Issue 1 “silently disconnecting”. This is a direct result of the websocket implementations in some of the SDKs which automatically reconnect when a connection is lost. If one is implementing their own code this shouldn’t be an issue. Presumably the code knows when a connection is lost so it won’t be ‘silent’.
Issue 2 “slow message processing”. If messages aren’t pulled from the websocket stream fast enough they are buffered. The Alpaca servers buffer streamed messages but, if that buffer fills, the server will disconnect. The buffer is quite large. It can happen that many minutes of messages get queued. Algos can get up to 30 minutes (or more) behind processing messages without realizing it is working with ‘stale’ data.
Issue 3 “no pong message”. The client is expected to send a ‘keep alive’ pong message to the server at least every 20 seconds (this is handled transparently by most websocket packages). The algo must ensure it doesn’t get too busy processing messages and leave time to send these pongs. If the server doesn’t receive these, it thinks the client went away and disconnects.
One’s algo should always implement a process to compare the timedelta between when a message is received and the timestamp of the message. For quotes this should typically be under 25ms. Trades should also be about 25ms except trades can be reported up to 10 seconds after execution. There may be outliers with a 10 second timedelta. If the algo ever sees many trades with over 10 second timedeltas or if timedeltas are steadily increasing, it’s a sign the algo is processing messages too slowly.
Below is some sample python code using the alpaca-py SDK implementing a timedelta check.
import pandas as pd
ALPACA_API_KEY = 'xxxx'
ALPACA_API_SECRET_KEY = 'xxxx'
from alpaca.data.live import StockDataStream
from alpaca.data.enums import DataFeed
stream = StockDataStream(ALPACA_API_KEY, ALPACA_API_SECRET_KEY, feed=DataFeed.SIP)
MY_SYMBOLS = ['IBM', 'SPY', 'NVDA']
MAX_TIME_DIFFERENCE = pd.Timedelta(seconds=1)
def timestamp_difference(timestamp):
return pd.Timestamp.utcnow() - timestamp
# async function to handle stream data
async def trade_data_handler(data):
# trade data will arrive here
time_delta = timestamp_difference(data.timestamp)
if time_delta < MAX_TIME_DIFFERENCE:
# do whatever your logic is here
print(f"(delta in ms: {time_delta.microseconds/1000} {time_delta}")
pass
else:
# skip proccessing and log skipped data
# this should clear the buffer in most cases
print(f"Algo not keeping up. Skipping data. {pd.Timestamp.utcnow()} {data}")

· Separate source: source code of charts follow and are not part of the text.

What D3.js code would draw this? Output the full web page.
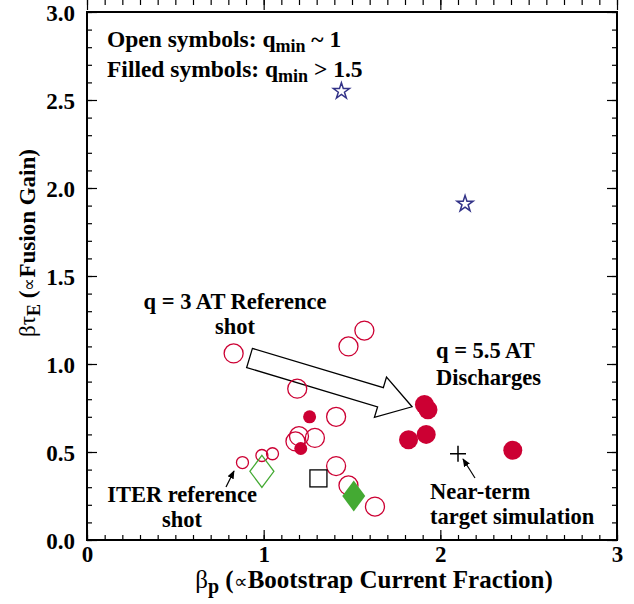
<!DOCTYPE html>
<html>
<head>
<meta charset="utf-8">
<script src="https://cdn.jsdelivr.net/npm/d3@7"></script>
<style>
  body { margin: 0; background: #fff; }
  text { font-family: "Liberation Serif", "Times New Roman", serif; font-weight: bold; fill: #000; }
</style>
</head>
<body>
<div id="chart"></div>
<script>
var width = 634, height = 604;
var margin = {top: 12, right: 17, bottom: 64, left: 87};

// open symbols, q_min ~ 1
var openBigX = [0.83, 1.57, 1.48, 1.19, 1.41, 1.20, 1.18, 1.29, 1.41, 1.48, 1.63];
var openBigY = [1.06, 1.19, 1.10, 0.86, 0.70, 0.59, 0.56, 0.58, 0.42, 0.31, 0.19];
var openSmallX = [0.88, 0.99, 1.05];
var openSmallY = [0.44, 0.48, 0.49];
// filled symbols, q_min > 1.5
var filledBigX = [1.91, 1.93, 1.82, 1.92, 2.41];
var filledBigY = [0.77, 0.74, 0.57, 0.60, 0.51];
var filledSmallX = [1.26, 1.21];
var filledSmallY = [0.70, 0.52];
var starX = [1.44, 2.14];
var starY = [2.55, 1.91];
var openDiamond = [0.99, 0.39];
var filledDiamond = [1.51, 0.25];
var openSquare = [1.31, 0.35];
var nearTerm = [2.10, 0.49];

var xTicks = [0, 1, 2, 3];
var yTicks = [0, 0.5, 1, 1.5, 2, 2.5, 3];

var red = "#cc0033", green = "#44aa33", navy = "#333388";

var svg = d3.select("#chart").append("svg")
    .attr("width", width)
    .attr("height", height);

var x = d3.scaleLinear().domain([0, 3]).range([margin.left, width - margin.right]);
var y = d3.scaleLinear().domain([0, 3]).range([height - margin.bottom, margin.top]);

function zip(a, b) { return a.map((v, i) => [v, b[i]]); }

// axes: ticks pointing inward on all four sides
function axes(maker, scale, vals, size, fmt, tr, pad) {
  var g = svg.append("g")
             .attr("transform", tr)
             .call(maker(scale).tickValues(vals).tickSize(size).tickPadding(pad || 6).tickFormat(fmt));
  g.select(".domain").remove();
  g.selectAll("line").attr("stroke", "#000").attr("stroke-width", 1.2);
  return g;
}
var minorVals = d3.range(0, 31).map(d => d / 10);
var bottom = "translate(0," + y(0) + ")", top = "translate(0," + y(3) + ")";
var left = "translate(" + x(0) + ",0)", right = "translate(" + x(3) + ",0)";

axes(d3.axisBottom, x, minorVals, -5, "", bottom);
axes(d3.axisTop, x, minorVals, -5, "", top);
axes(d3.axisLeft, y, minorVals, -5, "", left);
axes(d3.axisRight, y, minorVals, -5, "", right);
axes(d3.axisTop, x, xTicks, -10, "", top);
axes(d3.axisRight, y, yTicks, -10, "", right);

var xa = axes(d3.axisBottom, x, xTicks, -10, d3.format("d"), bottom, 5);
xa.selectAll("text").attr("font-size", 23).attr("dy", "0.74em");
var ya = axes(d3.axisLeft, y, yTicks, -10, d3.format(".1f"), left, 12);
ya.selectAll("text").attr("font-size", 23).attr("dy", "0.35em");
svg.selectAll(".tick text").style("font-family", "Liberation Serif").style("font-weight", "bold");

svg.append("rect")
   .attr("x", x(0)).attr("y", y(3))
   .attr("width", x(3) - x(0)).attr("height", y(0) - y(3))
   .attr("fill", "none").attr("stroke", "#000").attr("stroke-width", 2);

// axis titles
var xl = svg.append("text")
            .attr("x", 374).attr("y", 588)
            .attr("text-anchor", "middle").attr("font-size", 25);
xl.append("tspan").attr("font-weight", "normal").text("β");
xl.append("tspan").attr("dy", 5).attr("font-size", 20).text("p");
xl.append("tspan").attr("dy", -5).text(" (");
xl.append("tspan").attr("font-weight", "normal").attr("font-size", 19).text("∝");
xl.append("tspan").text("Bootstrap Current Fraction)");

var yl = svg.append("text")
            .attr("transform", "translate(35,243) rotate(-90)")
            .attr("text-anchor", "middle").attr("font-size", 23);
yl.append("tspan").attr("font-weight", "normal").text("βτ");
yl.append("tspan").attr("dy", 5).attr("font-size", 18).text("E");
yl.append("tspan").attr("dy", -5).text(" (");
yl.append("tspan").attr("font-weight", "normal").attr("font-size", 18).text("∝");
yl.append("tspan").text("Fusion Gain)");

// legend text
function qline(yy, pre, post) {
  var t = svg.append("text").attr("x", 107).attr("y", yy).attr("font-size", 23.5);
  t.append("tspan").text(pre + "q");
  t.append("tspan").attr("dy", 5).attr("font-size", 18).text("min");
  t.append("tspan").attr("dy", -5).text(post);
}
qline(47, "Open symbols: ", " ~ 1");
qline(77, "Filled symbols: ", " > 1.5");

// big outlined arrow
var tail = [x(0.92), y(1.034)], tip = [x(1.84), y(0.757)];
var dx = tip[0] - tail[0], dy = tip[1] - tail[1], len = Math.hypot(dx, dy);
var ux = dx / len, uy = dy / len, nx = -uy, ny = ux;
var sw = 10, hw = 21, hl = 33;
function pt(a, b) { return [tail[0] + ux * a + nx * b, tail[1] + uy * a + ny * b]; }
var arrowPts = [pt(0, -sw), pt(len - hl, -sw), pt(len - hl, -hw), pt(len, 0),
                pt(len - hl, hw), pt(len - hl, sw), pt(0, sw)];
svg.append("path")
   .attr("d", d3.line()(arrowPts) + "Z")
   .attr("fill", "#fff").attr("stroke", "#000").attr("stroke-width", 1.3);

// data marks
svg.selectAll("circle.ob").data(zip(openBigX, openBigY)).enter().append("circle")
   .attr("cx", d => x(d[0])).attr("cy", d => y(d[1])).attr("r", 9.5)
   .attr("fill", "none").attr("stroke", red).attr("stroke-width", 1.3);
svg.selectAll("circle.os").data(zip(openSmallX, openSmallY)).enter().append("circle")
   .attr("cx", d => x(d[0])).attr("cy", d => y(d[1])).attr("r", 6)
   .attr("fill", "none").attr("stroke", red).attr("stroke-width", 1.3);
svg.selectAll("circle.fb").data(zip(filledBigX, filledBigY)).enter().append("circle")
   .attr("cx", d => x(d[0])).attr("cy", d => y(d[1])).attr("r", 9.5)
   .attr("fill", red);
svg.selectAll("circle.fs").data(zip(filledSmallX, filledSmallY)).enter().append("circle")
   .attr("cx", d => x(d[0])).attr("cy", d => y(d[1])).attr("r", 6.5)
   .attr("fill", red);

svg.selectAll("path.star").data(zip(starX, starY)).enter().append("path")
   .attr("transform", d => "translate(" + x(d[0]) + "," + y(d[1]) + ")")
   .attr("d", d3.symbol(d3.symbolStar, 80))
   .attr("fill", "none").attr("stroke", navy).attr("stroke-width", 1.5);

function diamond(w, h) { return "M0," + (-h) + "L" + w + ",0L0," + h + "L" + (-w) + ",0Z"; }
svg.append("path")
   .attr("transform", "translate(" + x(openDiamond[0]) + "," + y(openDiamond[1]) + ")")
   .attr("d", diamond(12, 16)).attr("fill", "none").attr("stroke", green).attr("stroke-width", 1.3);
svg.append("path")
   .attr("transform", "translate(" + x(filledDiamond[0]) + "," + y(filledDiamond[1]) + ")")
   .attr("d", diamond(11.5, 15.5)).attr("fill", green);
svg.append("rect")
   .attr("x", x(openSquare[0]) - 8.5).attr("y", y(openSquare[1]) - 8.5)
   .attr("width", 17).attr("height", 17)
   .attr("fill", "none").attr("stroke", "#000").attr("stroke-width", 1.3);
svg.append("path")
   .attr("transform", "translate(" + x(nearTerm[0]) + "," + y(nearTerm[1]) + ")")
   .attr("d", "M-8,0H8M0,-8V8").attr("stroke", "#000").attr("stroke-width", 1.5);

// small pointer arrows
svg.append("defs").append("marker")
   .attr("id", "head").attr("viewBox", "0 0 10 10").attr("refX", 9).attr("refY", 5)
   .attr("markerWidth", 7).attr("markerHeight", 7).attr("orient", "auto")
   .append("path").attr("d", "M0,1L10,5L0,9Z").attr("fill", "#000");
svg.append("line")
   .attr("x1", 226).attr("y1", 487).attr("x2", 234).attr("y2", 471)
   .attr("stroke", "#000").attr("stroke-width", 1.2).attr("marker-end", "url(#head)");
svg.append("line")
   .attr("x1", 475).attr("y1", 478).attr("x2", 463).attr("y2", 459)
   .attr("stroke", "#000").attr("stroke-width", 1.2).attr("marker-end", "url(#head)");

// annotations, one text per line
function note(xx, yy, anchor, lines, gap) {
  lines.forEach((s, i) => svg.append("text")
     .attr("x", xx).attr("y", yy + i * gap)
     .attr("text-anchor", anchor).attr("font-size", 22.5).text(s));
}
note(235, 309, "middle", ["q = 3 AT Reference", "shot"], 25);
note(436, 358, "start", ["q = 5.5 AT", "Discharges"], 27);
note(182, 502, "middle", ["ITER reference", "shot"], 25);
note(430, 499, "start", ["Near-term", "target simulation"], 25);
</script>
</body>
</html>
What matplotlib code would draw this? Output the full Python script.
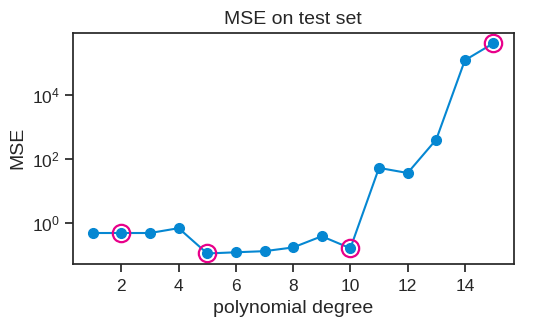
import numpy as np
import matplotlib.pyplot as plt
import seaborn as sns
from matplotlib.ticker import NullLocator

sns.set_theme(style="ticks")
plt.rcParams['font.family'] = ['Liberation Sans', 'DejaVu Sans']

degrees = [1, 2, 3, 4, 5, 6, 7, 8, 9, 10, 11, 12, 13, 14, 15]
mse = [0.48, 0.48, 0.48, 0.68, 0.11, 0.12, 0.13, 0.17, 0.38, 0.16,
       52, 36, 400, 1.2e5, 4.1e5]
highlight = [2, 5, 10, 15]
yticks = [1, 1e2, 1e4]

hl_vals = [mse[degrees.index(d)] for d in highlight]

fig = plt.figure(figsize=(5.51, 3.3), dpi=100)
ax = fig.add_axes([0.132, 0.2, 0.8, 0.701])

ax.plot(degrees, mse, '-o', color='#0587d2', markersize=7, linewidth=1.5)
ax.plot(highlight, hl_vals, 'o', markersize=12.5, markerfacecolor='none',
        markeredgecolor='#e8008a', markeredgewidth=1.6)
ax.set_yscale('log')
ax.set_yticks(yticks)
ax.yaxis.set_minor_locator(NullLocator())
ax.set_xticks([2, 4, 6, 8, 10, 12, 14])
ax.tick_params(labelsize=12.5)
ax.tick_params(axis='x', pad=5)
ax.set_title('MSE on test set', fontsize=14)
ax.set_xlabel('polynomial degree', fontsize=14, labelpad=4)
ax.set_ylabel('MSE', fontsize=14)

plt.savefig('out.png', dpi=100)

stream.subscribe_trades(trade_data_handler, *MY_SYMBOLS)
stream.run()
If you will be streaming ~6k symbols I would recommend starting with just a few symbols. Get a baseline timedelta. Incrementally add more symbols and ensure your algo keeps up.
Another thing to remember is not all trades are equal. You will typically want to filter and exclude trades with any of these trade conditions [‘B’, ‘C’, ‘G’, ‘H’, ‘I’, ‘M’, ‘N’, ‘P’, ‘Q’, ‘R’, ‘U’, ‘V’, ‘W’, ‘Z’, ‘4’, ‘7’, ‘9’].
Hope that helps.